At the national level, the German government conducted a “barrier to participation assessment” to better understand what prevents women soldiers from being deployed to UN Peace Operations. Let me mention two major points from its findings:

1) One main barrier consists in the fact that not enough women soldiers are trained as UN staff officers or military observers. Currently the proportion of women in the German Armed Forces is around 13%. Only 3 % have undertaken one or both preparatory trainings. These issues are, in parts, homemade socio-cultural issues within our own armed forces. We will try to address them.

2) At the same time, the second biggest barrier was lack of information. 80% of the women surveyed indicated that they could not access sufficient information about UN peace operations. We will launch a broad information campaign on UN Peacekeeping within the German armed forces. In this regard, we would welcome a dialogue with DPO and others actors on how to make information on specific UN Peacekeeping missions more accessible for ordinary soldiers, especially female soldiers.

At the global level, Germany is pursuing a feminist foreign policy and a feminist development strategy. We will further step up our engagement across the WPS agenda and support important UN-led initiatives.

The ELSIE initiative is doing groundbreaking work on increasing women’s participation in peace operations and support. We joined Elsie in 2017, after its launch at the initiative of Canada, and contributed 2 Mio. EUR to the Elsie Initiative Fund under the auspices of UN Women. Today’s presentation of ELSIE’s achievements confirms that this was a good decision. We encourage other members of the Commission to consider supporting ELSIE/Elsie Initiative Fund.

Germany also supports DPO in piloting a uniformed women peacekeepers network in UN peace operations. Every year, we invite up to twenty women soldiers from UN Troup Contributing Countries to take part in the UN Military Observer Course held at the German Armed Forces UN Training Center.

A final remark on creating synergies:

UN peace operations and peacebuilding efforts benefit immensely from the knowledge and voices of women in civil society (and local peacebuilding processes). As today’s briefers convincingly showed, it is a two-way street! We believe that we are not yet making the best use of UN Peacekeeping mission’s full potential to support women leadership at the local, civilian level. Too often, we still fail to increase participation of female peacebuilders and civil society organizations.

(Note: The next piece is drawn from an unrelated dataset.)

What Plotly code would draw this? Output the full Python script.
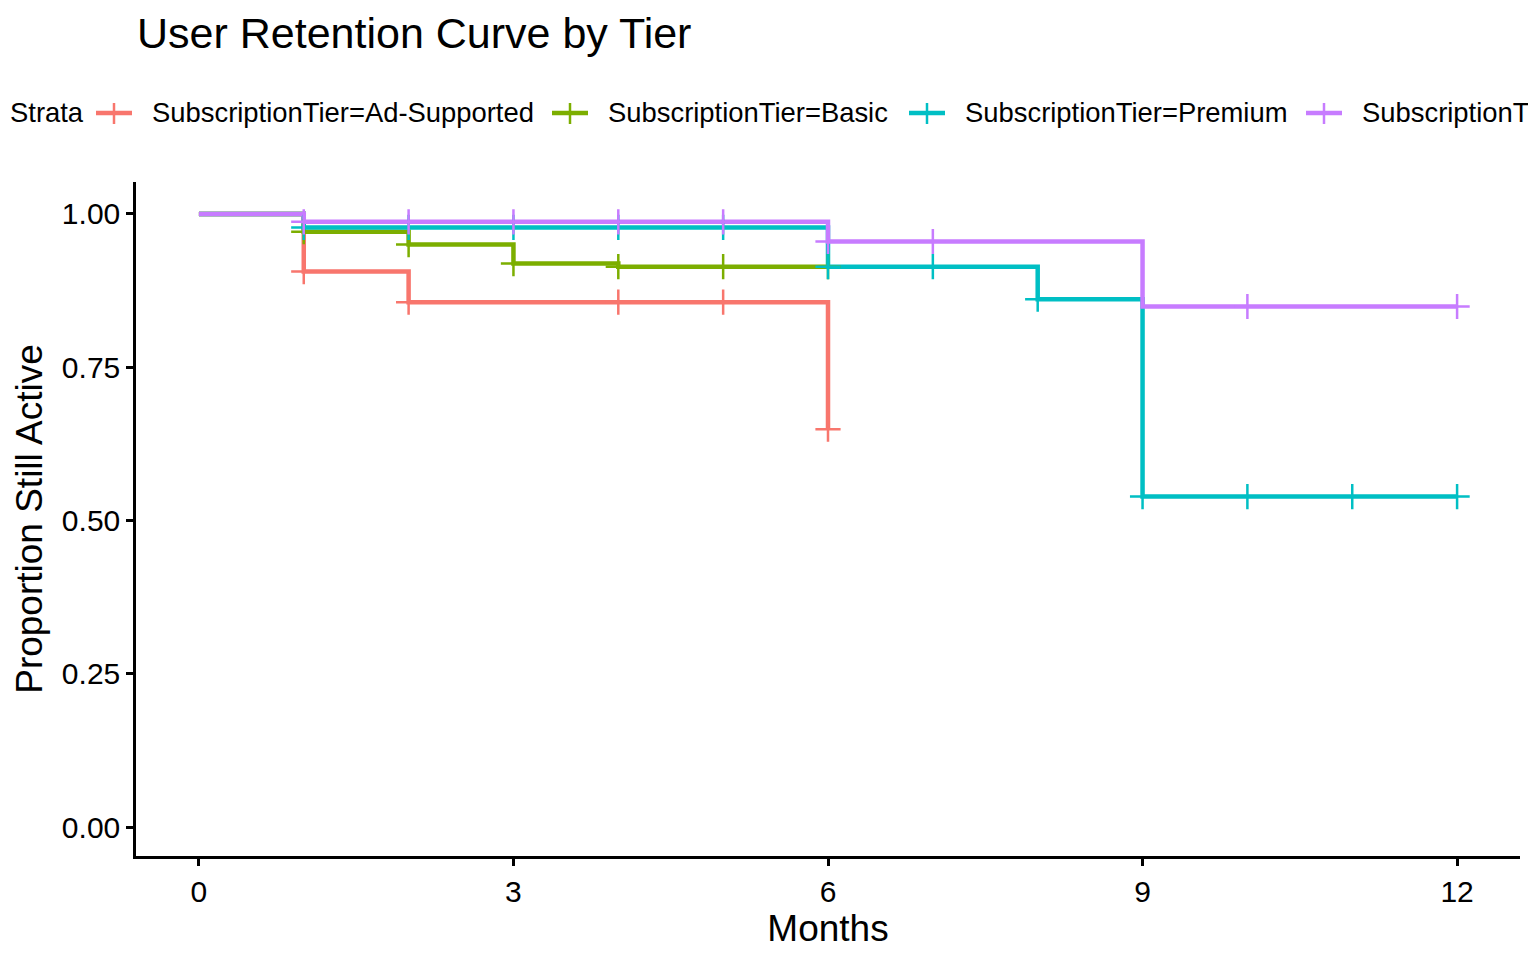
import plotly.graph_objects as go

# Kaplan-Meier style step data
tiers = ['Ad-Supported', 'Basic', 'Premium', 'Standard']
colors = ['#F8766D', '#7CAE00', '#00BFC4', '#C77CFF']

# step times and survival right after each step
ad_t = [0, 1, 2, 6]
ad_s = [1.0, 0.906, 0.856, 0.649]
basic_t = [0, 1, 2, 3, 4, 6]
basic_s = [1.0, 0.971, 0.950, 0.919, 0.914, 0.914]
premium_t = [0, 1, 6, 8, 9, 12]
premium_s = [1.0, 0.978, 0.914, 0.861, 0.539, 0.539]
standard_t = [0, 1, 6, 9, 12]
standard_s = [1.0, 0.987, 0.955, 0.849, 0.849]

# censor marks
ad_ct = [1, 2, 4, 5, 6]
ad_cs = [0.906, 0.856, 0.856, 0.856, 0.649]
basic_ct = [1, 2, 3, 4, 5, 6]
basic_cs = [0.971, 0.950, 0.919, 0.914, 0.914, 0.914]
premium_ct = [1, 2, 3, 4, 5, 6, 7, 8, 9, 10, 11, 12]
premium_cs = [0.978, 0.978, 0.978, 0.978, 0.978, 0.914, 0.914, 0.861, 0.539, 0.539, 0.539, 0.539]
standard_ct = [1, 2, 3, 4, 5, 6, 7, 10, 12]
standard_cs = [0.987, 0.987, 0.987, 0.987, 0.987, 0.955, 0.955, 0.849, 0.849]

x_ticks = [0, 3, 6, 9, 12]
y_ticks = [0, 0.25, 0.5, 0.75, 1.0]
y_ticklabels = ['0.00', '0.25', '0.50', '0.75', '1.00']

steps = [(ad_t, ad_s), (basic_t, basic_s), (premium_t, premium_s), (standard_t, standard_s)]
censors = [(ad_ct, ad_cs), (basic_ct, basic_cs), (premium_ct, premium_cs), (standard_ct, standard_cs)]

FONT = 'Liberation Sans, Arial, sans-serif'
W, H = 1536, 960
OFF = 8  # the page body margin shifts the plot by 8px
L, R, T, B = 136 - OFF, 1520 - OFF, 182 - OFF, 856 - OFF


def px(x):
    return (x - OFF - L) / (R - L)


def py(y):
    return (B - (y - OFF)) / (B - T)


fig = go.Figure()
for (t, s), name, c in zip(steps, tiers, colors):
    fig.add_trace(go.Scatter(x=t, y=s, mode='lines', line=dict(color=c, width=4.5, shape='hv'),
                             name='SubscriptionTier=' + name, showlegend=False))
for (t, s), name, c in zip(censors, tiers, colors):
    fig.add_trace(go.Scatter(x=t, y=s, mode='markers', showlegend=False,
                             marker=dict(symbol='cross-thin', size=18, color=c,
                                         line=dict(color=c, width=2.5))))

# hand drawn legend (ggplot legend runs past the page edges)
shapes = []
annotations = [dict(text='Strata', x=px(OFF), y=py(113), xref='paper', yref='paper',
                    xanchor='left', yanchor='middle', showarrow=False,
                    font=dict(size=27.4, color='black', family=FONT))]
key_x = [96, 552, 909, 1306]
for kx, name, c in zip(key_x, tiers, colors):
    shapes.append(dict(type='line', xref='paper', yref='paper', x0=px(kx), x1=px(kx + 36),
                       y0=py(113), y1=py(113), line=dict(color=c, width=4.5)))
    shapes.append(dict(type='line', xref='paper', yref='paper', x0=px(kx + 18), x1=px(kx + 18),
                       y0=py(103), y1=py(124), line=dict(color=c, width=2.5)))
    annotations.append(dict(text='SubscriptionTier=' + name, x=px(kx + 54), y=py(113),
                            xref='paper', yref='paper', xanchor='left', yanchor='middle',
                            showarrow=False, font=dict(size=27.4, color='black', family=FONT)))

fig.update_layout(
    width=W, height=H,
    margin=dict(l=L, r=W - R, t=T, b=H - B),
    paper_bgcolor='white', plot_bgcolor='white',
    font=dict(family=FONT, color='black'),
    title=dict(text='User Retention Curve by Tier', x=(137 - OFF) / W, xref='container',
               xanchor='left', y=1 - (33 - OFF) / H, yref='container', yanchor='middle',
               font=dict(size=43, color='black', family=FONT)),
    showlegend=False,
    shapes=shapes,
    annotations=annotations,
)
fig.update_xaxes(range=[-0.6, 12.6], tickvals=x_ticks, showgrid=False, zeroline=False,
                 showline=True, linecolor='black', linewidth=2.5, ticks='outside',
                 ticklen=7, tickwidth=2.5, tickcolor='black',
                 tickfont=dict(size=30, color='black'),
                 title=dict(text='Months', font=dict(size=37, color='black'), standoff=7))
fig.update_yaxes(range=[-0.047, 1.052], tickvals=y_ticks, ticktext=y_ticklabels,
                 showgrid=False, zeroline=False,
                 showline=True, linecolor='black', linewidth=2.5, ticks='outside',
                 ticklen=7, tickwidth=2.5, tickcolor='black',
                 tickfont=dict(size=30, color='black'),
                 title=dict(text='Proportion Still Active', font=dict(size=37, color='black'),
                            standoff=8))

fig.write_html('out.html')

For this very reason, together with South Africa, Sweden and DPO, Germany organized a side-event on “Translating UN Peacekeeping WPS mandates into reality” in May 2022. It provided very valuable input from Gender Advisers and Units on what more to do in order to strengthen women participation and leadership in local peacekeeping and peacebuilding contexts. Those findings as well as success stories from individual missions such as MINUSCA, MONUSCO and UNMISS should be mainstreamed in other operations.